Thank you, thank you, thank you. I can definately see the areas i need to work on and do some more adjustments. I have signed up with a local pro for my first official lesson tomorrow. Hopefully i can get all these "kinks" addressed and get on track.. All of you guys/gals are great!


----------



## nuts&bolts (Mar 25, 2005)

*That's great! Let us know how you do.*



JAG said:


> Thank you, thank you, thank you. I can definately see the areas i need to work on and do some more adjustments. I have signed up with a local pro for my first official lesson tomorrow. Hopefully i can get all these "kinks" addressed and get on track.. All of you guys/gals are great!
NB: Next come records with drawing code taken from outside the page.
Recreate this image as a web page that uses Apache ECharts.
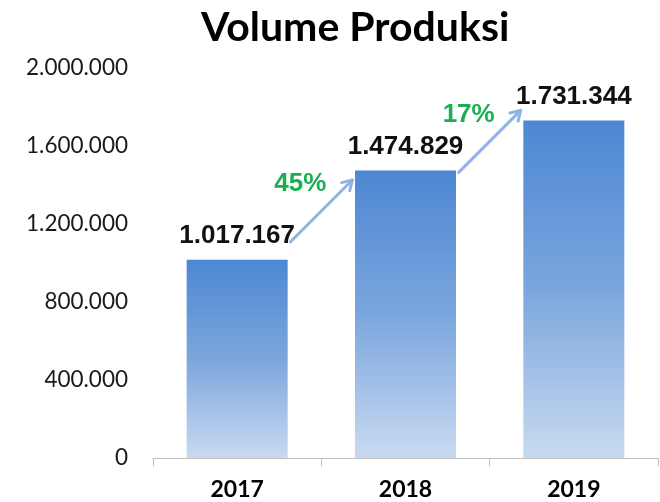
<!DOCTYPE html>
<html>
<head>
<meta charset="utf-8">
<script src="https://cdn.jsdelivr.net/npm/echarts@6/dist/echarts.min.js"></script>
<style>html,body{margin:0;padding:0;background:#fff}#c{width:660px;height:502px}</style>
</head>
<body>
<div id="c"></div>
<script>
var categories = ['2017', '2018', '2019'];
var volumes = [1017167, 1474829, 1731344];
var yTicks = [0, 400000, 800000, 1200000, 1600000, 2000000];
var growthPairs = [[0, 1], [1, 2]];

function fmt(v) {
  return String(v).replace(/\B(?=(\d{3})+(?!\d))/g, '.');
}

var chart = echarts.init(document.getElementById('c'));
chart.setOption({
  animation: false,
  backgroundColor: '#fff',
  title: {
    text: 'Volume Produksi',
    left: 196,
    top: 2,
    textStyle: { fontFamily: 'Lato', fontWeight: 'bold', fontSize: 41, color: '#000' }
  },
  grid: { left: 153, right: 2, top: 68, bottom: 44 },
  xAxis: {
    type: 'category',
    data: categories,
    axisLine: { lineStyle: { color: '#bfbfbf', width: 1 } },
    axisTick: { show: true, length: 8, lineStyle: { color: '#bfbfbf' } },
    axisLabel: { fontFamily: 'Lato', fontWeight: 'bold', fontSize: 23, color: '#000', margin: 20 }
  },
  yAxis: {
    type: 'value',
    min: yTicks[0],
    max: yTicks[yTicks.length - 1],
    interval: yTicks[1] - yTicks[0],
    splitLine: { show: false },
    axisLine: { show: false },
    axisTick: { show: false },
    axisLabel: {
      fontFamily: 'Lato', fontSize: 22.5, color: '#1a1a1a', margin: 25,
      formatter: function (v) { return fmt(v); }
    }
  },
  series: [
    {
      type: 'bar',
      data: volumes,
      barWidth: 101,
      itemStyle: {
        color: new echarts.graphic.LinearGradient(0, 0, 0, 1, [
          { offset: 0, color: '#4d87d3' },
          { offset: 0.5, color: '#7ba6dd' },
          { offset: 1, color: '#c8daf0' }
        ])
      },
      label: {
        show: true,
        position: 'top',
        distance: 11,
        fontFamily: 'Liberation Sans',
        fontWeight: 'bold',
        fontSize: 26,
        color: '#111',
        formatter: function (p) { return fmt(p.value); }
      }
    },
    {
      type: 'custom',
      data: growthPairs,
      z: 5,
      renderItem: function (params, api) {
        var a = api.value(0), b = api.value(1);
        var p0 = api.coord([a, volumes[a]]);
        var p1 = api.coord([b, volumes[b]]);
        var cx = (p0[0] + p1[0]) / 2;
        var cy = (p0[1] + p1[1]) / 2 - 4;
        var h = 31;
        var sx = cx - h, sy = cy + h, ex = cx + h, ey = cy - h;
        var ang = Math.atan2(ey - sy, ex - sx);
        var hl = 11, hw = 0.55;
        var l1 = [ex - hl * Math.cos(ang - hw), ey - hl * Math.sin(ang - hw)];
        var l2 = [ex - hl * Math.cos(ang + hw), ey - hl * Math.sin(ang + hw)];
        var pct = Math.round((volumes[b] / volumes[a] - 1) * 100) + '%';
        var stroke = { stroke: '#8fb4e3', lineWidth: 3, fill: null, lineCap: 'round', lineJoin: 'round' };
        return {
          type: 'group',
          children: [
            { type: 'line', shape: { x1: sx, y1: sy, x2: ex, y2: ey }, style: stroke },
            { type: 'polyline', shape: { points: [l1, [ex, ey], l2] }, style: stroke },
            {
              type: 'text',
              x: cx - 21, y: cy - 27,
              style: {
                text: pct, fill: '#1aaf50',
                font: 'bold 26px "Liberation Sans"',
                align: 'center', verticalAlign: 'middle'
              }
            }
          ]
        };
      }
    }
  ]
});
</script>
</body>
</html>
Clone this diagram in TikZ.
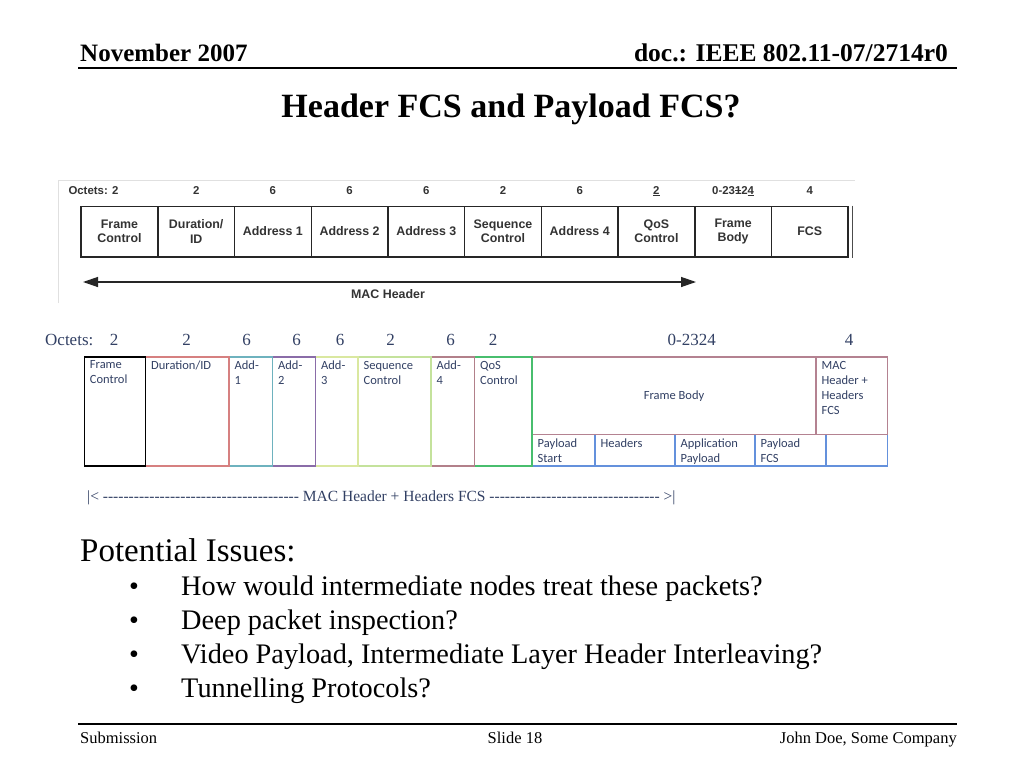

That's great. Keep in touch,
and let us know how you are shooting.


----------



## JAG (May 23, 2006)

1st professional lesson last night. Boy, did I learn alot! First off, the reason for the anchor point problem was that my draw length was too short and i was not pulling it correctly. Had to lighten up the pounds a bit. I am a visual/hands-on type. Now i finally understand what back-tension is all about. I wouldn't have believed this, if i hadn't tried it. closing my eyes and mentally focusing , that was something! 
Everything "flowed", i dont know how else to describe it. It was great. Nuts & Bolts - Your pictures were very helpful.. after you posted them, i practiced my form and it helped me dramatically. Thanks for everything!


----------